From the caju market price to securing a peaceful living, everything is being decided outside of the nation.


But everything changes in the remaining, offshore portion of the country. The few tourists that come to Guinea Bissau, head to the Bijagós archipelago, 88 islands or islets that compose a graceful mosaic of diversity. They could be divided into national parks (like Orango, home of rare saltwater hippos), the habited islands, the inhabited ones and those ‘colonised’ by French people. As curious as it seems, all the resorts and other lodgings around here are run by French entrepreneurs, mostly migrated from Casamance, Senegal’s southernmost province. In Bubaque, the most populated island (with 6,500 people), teenagers have learnt some French in order to cater to the tourists and run a few business, like a rusty-bike rental.
This paradise made of mangroves forests, coastal savannas and sand banks – a UNESCO Biosphere Reserve – was thrown into the hell of war, too. The masterpiece of Amílcar Cabral was to have the major ethnic groups (Balante, Fula, Manjaca, Mandinga, Papeis, Barmes and the Bijagós) fight together for freedom. Today, they are disunited as before but the people of this archipelago, thanks to their scattered remoteness, feel a smaller impact from the country’s perennial instability. The Bijagós tribes tend to be matriarchal, with some of them actually led by a woman. Or maybe the chief is the oldest living man, like the Soga people who live uncomfortably right in the middle of the forested Soga Island, because there lies the only freshwater well available.

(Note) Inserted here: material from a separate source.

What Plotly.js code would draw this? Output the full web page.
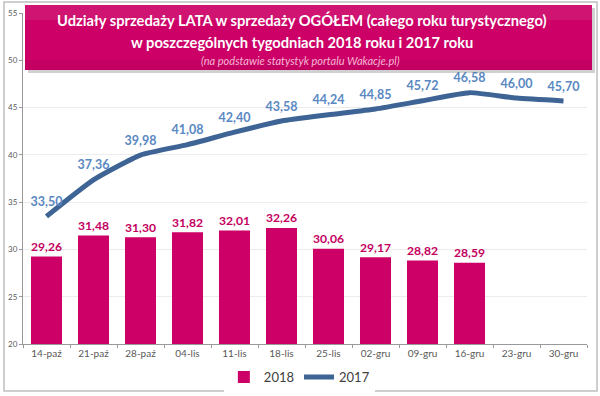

Just facing Soga, there is Angurman, a little paradise within the paradise. Frenchman François Gagelin has built a business out of four huts facing the ocean. He serves the catch of the day under an imposing baobab, with the help of a handful of nice locals. His ‘ecolodge’ mostly deserves its self-appointed green title. Touring around the uncontaminated island takes less than one hour walk and it’s a little depressing to find it contaminated with plastics from the ocean. ‘It comes and goes with the tides,’ Gagelin replies. ‘Please no, don’t collect it. What can I do with plastic here? Burn it?’


There are too many dilemmas, facing Guinea Bissau. The upcoming presidential election in November, still under the fear of yet another coup, may not solve any of them. From the caju market price to securing a peaceful living, everything is being decided outside of the nation. It is not what young Amílcar Cabral dreamed of, in that little bed in poor Bafatá.